As with all false religions and cults, there is a small portion of truth contained in their beliefs. But this small amount of truth is corrupted by a large amount of deception and lies, which leads one away from what is true and real.

The full and undistorted truth is found ONLY in the Person of Jesus Christ and God ‘s plan of salvation as revealed in the Bible.

The chart below compares Hinduism and Christianity on other important doctrines:


  • God – Infinite yet Personal Being.
  • Humanity – Separate from the Person of God, created by God in His image for personal relationship with Him.
  • Humanity’s Problem – Moral rebellion against a sovereign Lord and God.
  • Solution to Humanity’s Problem- To repent of our selfish rebellion, receive God’s saving grace, and be reconciled to Him in personal relationship
  • Means of Salvation- Trust in Christ’s finished work at the Cross to pay for our sins, and sur­render of our lives to His Lordship in personal relationship with Him.
  • Result of Salvation- Restoration of eternal and personal relationship with God.


  • God-Impersonal force.
  • Humanity-Extensions of the being of Brahman, always existing.
  • Humanity’s Problem– Ignorance of man’s divinity.
  • Solution to Humanity’s Problem– Enlightenment that sets one free from ignorance and the illusion of this life.
  • Means of Salvation- Continuous striving to be free of one’s desires, seeking through personal effort a consciousness of unity with the divine within one’s self.
  • Result of Salvation – Absorption into the “Oneness”; loss of all individuality.

For the Hindu, enlightenment is a major key to finding unity with Brahman, the “Ultimate Reality”. There are three basic paths to this unity: 

  • dharma: a path of works – by trying to fulfill a specific set of religious and social obligations. This will include staying within your caste, marrying within your caste, and raising up at least one son who will do the same.
  • inana: the path of knowledge – a life of self-renunciation and meditation upon the pantheistic realities of Hinduism . This path includes the practice of yoga (a difficult physical regimen using breath control, posture and concentration in order to control one’s consciousness) . This path is open only to men in the highest castes.
  • bhakti: the path of passionate devotion – this focuses usually on one god out of the 330 million gods of Hinduism. This path has its greatest appeal to the lower castes, and consists primarily of passionate worship of that one god, goddess or demigod chosen.

Worshipping Many Gods

This brief overview of Hinduism shows its orientation toward a kind of salvation by works and through the worship of many gods.

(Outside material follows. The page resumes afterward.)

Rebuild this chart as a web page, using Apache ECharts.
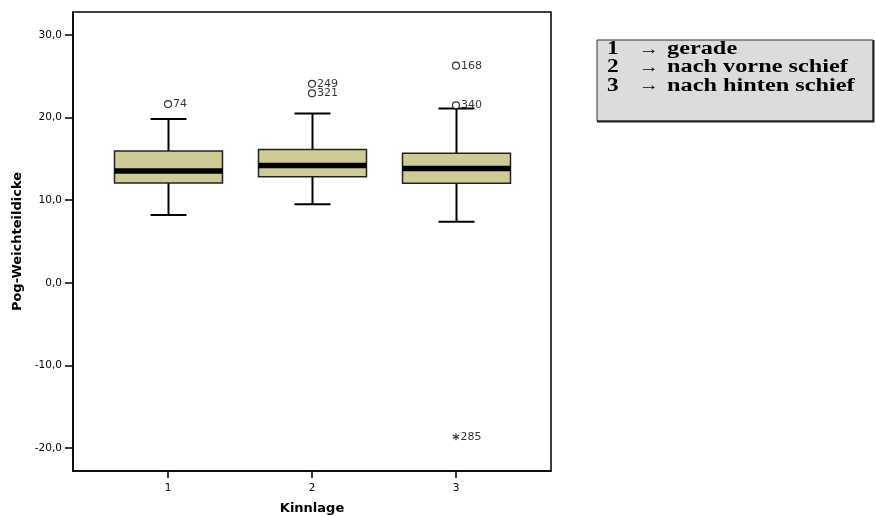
<!DOCTYPE html>
<html>
<head>
<meta charset="utf-8">
<script src="https://cdn.jsdelivr.net/npm/echarts@6/dist/echarts.min.js"></script>
<style>
  html, body { margin: 0; padding: 0; background: #fff; }
  #chart { width: 876px; height: 516px; }
</style>
</head>
<body>
<div id="chart"></div>
<script>
// Kinnlage groups and box statistics of Pog-Weichteildicke
const categories = [1, 2, 3];
const whiskerLow = [8.2, 9.5, 7.4];
const quartile1 = [12.1, 12.85, 12.05];
const medians = [13.55, 14.2, 13.85];
const quartile3 = [15.95, 16.15, 15.7];
const whiskerHigh = [19.85, 20.5, 21.1];

// Outliers (circles) and extremes (stars): [group, value, case number]
const outliers = [
  [1, 21.65, '74'],
  [2, 24.1, '249'],
  [2, 22.95, '321'],
  [3, 26.3, '168'],
  [3, 21.5, '340']
];
const extremes = [
  [3, -18.65, '285']
];

const yTicks = [-20, -10, 0, 10, 20, 30];
const legendKeys = ['1', '2', '3'];
const legendTexts = ['gerade', 'nach vorne schief', 'nach hinten schief'];

const SANS = '"DejaVu Sans", "Liberation Sans", sans-serif';
const SERIF = '"Liberation Serif", "Times New Roman", serif';

// six-armed asterisk used for extreme values
function asteriskPath() {
  const L = 5, W = 0.75;
  let d = '';
  for (let k = 0; k < 3; k++) {
    const a = k * Math.PI / 3;
    const c = Math.cos(a), s = Math.sin(a);
    const pts = [[-W, -L], [W, -L], [W, L], [-W, L]].map(([x, y]) =>
      [(x * c - y * s).toFixed(3), (x * s + y * c).toFixed(3)]);
    d += 'M' + pts.map(p => p.join(',')).join(' L') + ' Z ';
  }
  return 'path://' + d;
}

const boxData = categories.map((c, i) =>
  [c, whiskerLow[i], quartile1[i], medians[i], quartile3[i], whiskerHigh[i]]);

const BOX_W = 0.75;   // box width in x units
const CAP_W = 0.25;   // whisker cap width in x units

function renderBox(params, api) {
  const x = api.value(0);
  const low = api.coord([x, api.value(1)]);
  const q1 = api.coord([x, api.value(2)]);
  const med = api.coord([x, api.value(3)]);
  const q3 = api.coord([x, api.value(4)]);
  const high = api.coord([x, api.value(5)]);
  const bw = api.size([BOX_W, 0])[0];
  const cw = api.size([CAP_W, 0])[0];
  const cx = Math.round(low[0]) + 0.5;
  const lineStyle = { stroke: '#000', lineWidth: 2 };
  return {
    type: 'group',
    children: [
      { type: 'line', shape: { x1: cx, y1: high[1], x2: cx, y2: q3[1] }, style: lineStyle },
      { type: 'line', shape: { x1: cx, y1: q1[1], x2: cx, y2: low[1] }, style: lineStyle },
      { type: 'line', shape: { x1: cx - cw / 2, y1: high[1], x2: cx + cw / 2, y2: high[1] }, style: lineStyle },
      { type: 'line', shape: { x1: cx - cw / 2, y1: low[1], x2: cx + cw / 2, y2: low[1] }, style: lineStyle },
      {
        type: 'rect',
        shape: { x: cx - bw / 2, y: q3[1], width: bw, height: q1[1] - q3[1] },
        style: { fill: '#cecb97', stroke: '#222', lineWidth: 1.5 }
      },
      {
        type: 'rect',
        shape: { x: cx - bw / 2, y: med[1] - 2.75, width: bw, height: 5.5 },
        style: { fill: '#000' }
      }
    ]
  };
}

const chart = echarts.init(document.getElementById('chart'), null, { renderer: 'canvas' });

// legend rows: number, arrow, description (text is drawn wide)
const legendRows = [];
legendKeys.forEach((k, i) => {
  const y = 49.5 + i * 18.2;
  const txt = (x, s, font, sx) => ({
    type: 'text', x: x, y: y, scaleX: sx,
    style: { text: s, x: 0, y: 0, font: font, fill: '#000', verticalAlign: 'middle', align: 'left' }
  });
  legendRows.push(
    txt(607, k, 'bold 18px ' + SERIF, 1.3),
    txt(639, '\u2192', '16px ' + SERIF, 1.25),
    txt(667, legendTexts[i], 'bold 18px ' + SERIF, 1.35)
  );
});

chart.setOption({
  animation: false,
  backgroundColor: '#fff',
  grid: {
    left: 73, top: 12, right: 325, bottom: 45,
    outerBoundsMode: 'none',
    containLabel: false,
    show: true, borderColor: '#000', borderWidth: 1.5, backgroundColor: 'transparent'
  },
  xAxis: {
    type: 'value',
    min: 0.34, max: 3.66,
    name: 'Kinnlage',
    nameLocation: 'middle',
    nameGap: 31,
    nameTextStyle: { fontFamily: SANS, fontWeight: 'bold', fontSize: 13, color: '#000' },
    axisLine: { show: true, onZero: false, lineStyle: { color: '#000', width: 1.5 } },
    axisTick: { show: true, customValues: categories, length: 7, lineStyle: { color: '#000', width: 1.5 } },
    axisLabel: {
      customValues: categories, margin: 12,
      fontFamily: SANS, fontSize: 10.5, color: '#000',
      formatter: v => String(v)
    },
    splitLine: { show: false }
  },
  yAxis: {
    type: 'value',
    min: -22.8, max: 32.8,
    name: 'Pog-Weichteildicke',
    nameLocation: 'middle',
    nameGap: 40,
    nameRotate: 90,
    nameTextStyle: { fontFamily: SANS, fontWeight: 'bold', fontSize: 13, color: '#000' },
    axisLine: { show: true, onZero: false, lineStyle: { color: '#000', width: 1.5 } },
    axisTick: { show: true, customValues: yTicks, length: 8, lineStyle: { color: '#000', width: 1.5 } },
    axisLabel: {
      customValues: yTicks, margin: 11,
      fontFamily: SANS, fontSize: 10.5, color: '#000',
      formatter: v => v.toFixed(1).replace('.', ',')
    },
    splitLine: { show: false }
  },
  series: [
    {
      type: 'custom',
      renderItem: renderBox,
      encode: { x: 0, y: [1, 2, 3, 4, 5] },
      data: boxData,
      z: 2
    },
    {
      type: 'scatter',
      data: outliers,
      symbol: 'circle',
      symbolSize: 7,
      itemStyle: { color: '#fff', borderColor: '#000', borderWidth: 1.2 },
      label: {
        show: true, position: 'right', distance: 1,
        fontFamily: SANS, fontSize: 11, color: '#000',
        formatter: p => p.value[2]
      },
      z: 3
    },
    {
      type: 'scatter',
      data: extremes,
      symbol: asteriskPath(),
      symbolSize: 7,
      itemStyle: { color: '#000' },
      label: {
        show: true, position: 'right', distance: 1,
        fontFamily: SANS, fontSize: 11, color: '#000',
        formatter: p => p.value[2]
      },
      z: 3
    }
  ],
  graphic: [
    {
      type: 'rect',
      shape: { x: 597, y: 40, width: 276, height: 81 },
      style: { fill: '#dcdcdc', stroke: '#333', lineWidth: 1 }
    },
    {
      type: 'line',
      shape: { x1: 597, y1: 121.5, x2: 874, y2: 121.5 },
      style: { stroke: '#222', lineWidth: 2 }
    },
    {
      type: 'line',
      shape: { x1: 873.5, y1: 40, x2: 873.5, y2: 122 },
      style: { stroke: '#222', lineWidth: 2 }
    },
    ...legendRows
  ]
});
</script>
</body>
</html>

The practitioner of Hinduism is engaged in a search for enlightenment. The direction of his effort is from mankind toward God. All of his work is based on his own effort to attain this mystical state in the face of an impersonal god.

By contrast, in biblical Christianity it is God Who has taken the initiative. The direction of revelation and divine effort is God reaching toward humanity in love. And, as shown earlier, salvation is a free gift given by God which cannot be earned by human effort and striving (Rom 6:23; 1 John 4: 10). It can only be received by a person.